Giuliani, himself an infamously zealous former prosecutor, told the public after Davis’ murder that, “If you shoot and kill a New York City police officer, the Police Department is going to catch you, they’re going to find you, usually in a short period of time, and then at a minimum you’re going to spend the rest of your life in jail. And in this particular situation, it’s quite possible you’ll get executed.”
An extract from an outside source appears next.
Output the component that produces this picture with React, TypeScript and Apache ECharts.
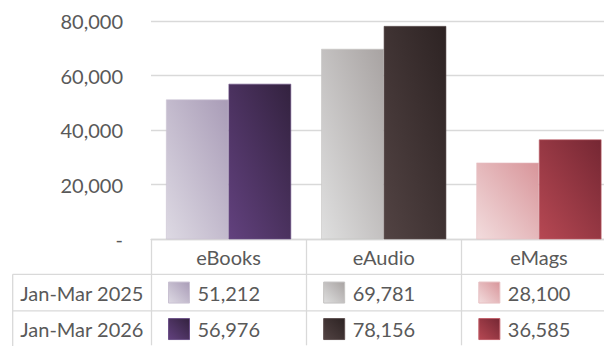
import React, { useEffect, useRef } from "react";
import * as echarts from "echarts";

const categories = ["eBooks", "eAudio", "eMags"];
const seriesNames = ["Jan-Mar 2025", "Jan-Mar 2026"];
const values2025 = [51212, 69781, 28100];
const values2026 = [56976, 78156, 36585];
const yMin = 0;
const yMax = 80000;
const yInterval = 20000;

// gradient colours [bottom-left, top-right] per category
const colors2025 = [
  ["#ddd9e3", "#a99cb7"],
  ["#dfdfdf", "#a8a3a2"],
  ["#f2dcdd", "#d8959a"],
];
const colors2026 = [
  ["#62417e", "#33223f"],
  ["#524343", "#2d2323"],
  ["#b64853", "#752733"],
];
const borders2025 = ["#c9c1d2", "#c4c2c1", "#e6bfc2"];
const borders2026 = ["#6d5288", "#5e5050", "#c0606a"];

const FONT = "Lato, 'Open Sans', sans-serif";
const TEXT = "#595959";
const LINE = "#d9d9d9";
const FS = 20;

const fmt = (v: number) => (v === 0 ? "-" : v.toLocaleString("en-US"));
const grad = (c: string[]) =>
  new echarts.graphic.LinearGradient(0, 1, 1, 0, [
    { offset: 0, color: c[0] },
    { offset: 1, color: c[1] },
  ]);

export default function App() {
  const ref = useRef<HTMLDivElement>(null);
  useEffect(() => {
    if (!ref.current) return;
    const chart = echarts.init(ref.current, null, { renderer: "svg" });
    const allValues = [values2025, values2026];
    const allColors = [colors2025, colors2026];
    const allBorders = [borders2025, borders2026];
    chart.setOption({
      animation: false,
      grid: {
        left: 151,
        right: 3.5,
        top: 21,
        bottom: 106.7,
        outerBoundsMode: "none",
        containLabel: false,
      },
      xAxis: {
        type: "category",
        data: categories,
        axisLine: { show: true, lineStyle: { color: LINE, width: 1.3 } },
        axisTick: {
          show: true,
          length: 106,
          interval: 0,
          lineStyle: { color: LINE, width: 1.3 },
        },
        axisLabel: {
          color: TEXT,
          fontFamily: FONT,
          fontSize: FS,
          margin: 8,
          lineHeight: 20,
        },
      },
      yAxis: {
        type: "value",
        min: yMin,
        max: yMax,
        interval: yInterval,
        axisLine: { show: false },
        axisTick: { show: false },
        splitLine: { lineStyle: { color: LINE, width: 1.3 } },
        axisLabel: {
          color: TEXT,
          fontFamily: FONT,
          fontSize: FS,
          margin: 28,
          formatter: (v: number) => fmt(v),
        },
      },
      series: allValues.map((vals, s) => ({
        type: "bar",
        name: seriesNames[s],
        barGap: "0%",
        barCategoryGap: "19.4%",
        data: vals.map((v, i) => ({
          value: v,
          itemStyle: {
            color: grad(allColors[s][i]),
            borderColor: allBorders[s][i],
            borderWidth: 0.6,
          },
        })),
      })),
    });

    // data table below the axis, positioned through the category axis scale
    const c0 = chart.convertToPixel({ xAxisIndex: 0 }, 0) as number;
    const c1 = chart.convertToPixel({ xAxisIndex: 0 }, 1) as number;
    const cw = c1 - c0;
    const yBase = chart.convertToPixel({ yAxisIndex: 0 }, 0) as number;
    const HEADER_H = 35;
    const ROW_H = 36.5;
    const LEFT = 12.7;
    const tableLeft = c0 - cw / 2;
    const tableRight = c0 + cw * (categories.length - 0.5);
    const bottom = yBase + HEADER_H + ROW_H * 2;
    const els: any[] = [];
    for (let r = 0; r <= 2; r++) {
      const y = yBase + HEADER_H + r * ROW_H;
      els.push({
        type: "line",
        shape: { x1: LEFT, y1: y, x2: tableRight, y2: y },
        style: { stroke: LINE, lineWidth: 1.3 },
        silent: true,
      });
    }
    els.push({
      type: "line",
      shape: { x1: LEFT, y1: yBase + HEADER_H, x2: LEFT, y2: bottom + 5 },
      style: { stroke: LINE, lineWidth: 1.3 },
      silent: true,
    });
    for (let r = 0; r < 2; r++) {
      const yMid = yBase + HEADER_H + r * ROW_H + ROW_H / 2;
      els.push({
        type: "text",
        x: (LEFT + tableLeft) / 2,
        y: yMid,
        style: {
          text: seriesNames[r],
          fill: TEXT,
          font: `${FS}px ${FONT}`,
          align: "center",
          verticalAlign: "middle",
        },
        silent: true,
      });
      for (let i = 0; i < categories.length; i++) {
        const cellLeft = c0 + (i - 0.5) * cw;
        els.push({
          type: "rect",
          shape: { x: cellLeft + 17.5, y: yMid - 10.5, width: 21, height: 21 },
          style: {
            fill: grad(allColors[r][i]),
            stroke: allBorders[r][i],
            lineWidth: 1,
          },
          silent: true,
        });
        els.push({
          type: "text",
          x: cellLeft + 46.5,
          y: yMid,
          style: {
            text: fmt(allValues[r][i]),
            fill: TEXT,
            font: `${FS}px ${FONT}`,
            align: "left",
            verticalAlign: "middle",
          },
          silent: true,
        });
      }
    }
    chart.setOption({ graphic: els });
    return () => chart.dispose();
  }, []);
  return (
    <div
      style={{
        position: "fixed",
        left: 0,
        top: 0,
        width: 604,
        height: 346,
        overflow: "hidden",
        background: "#fff",
      }}
    >
      <div ref={ref} style={{ width: 620, height: 346 }} />
    </div>
  );
}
The word “execution” had a dark double-entendre here, giving the “blue over black” equation another perverse twist: Prosecutorial railroading involves not only beguiling or coercing helpless and apparently hopeless young Black men into confessions and eventual convictions, and not just complicity by grand juries whose secrecy sanitizes such orchestrations. It also involves finding excuses for officers who are spared indictment time and again — even after summarily executing unarmed and even unresisting Black men and, in some cases, women.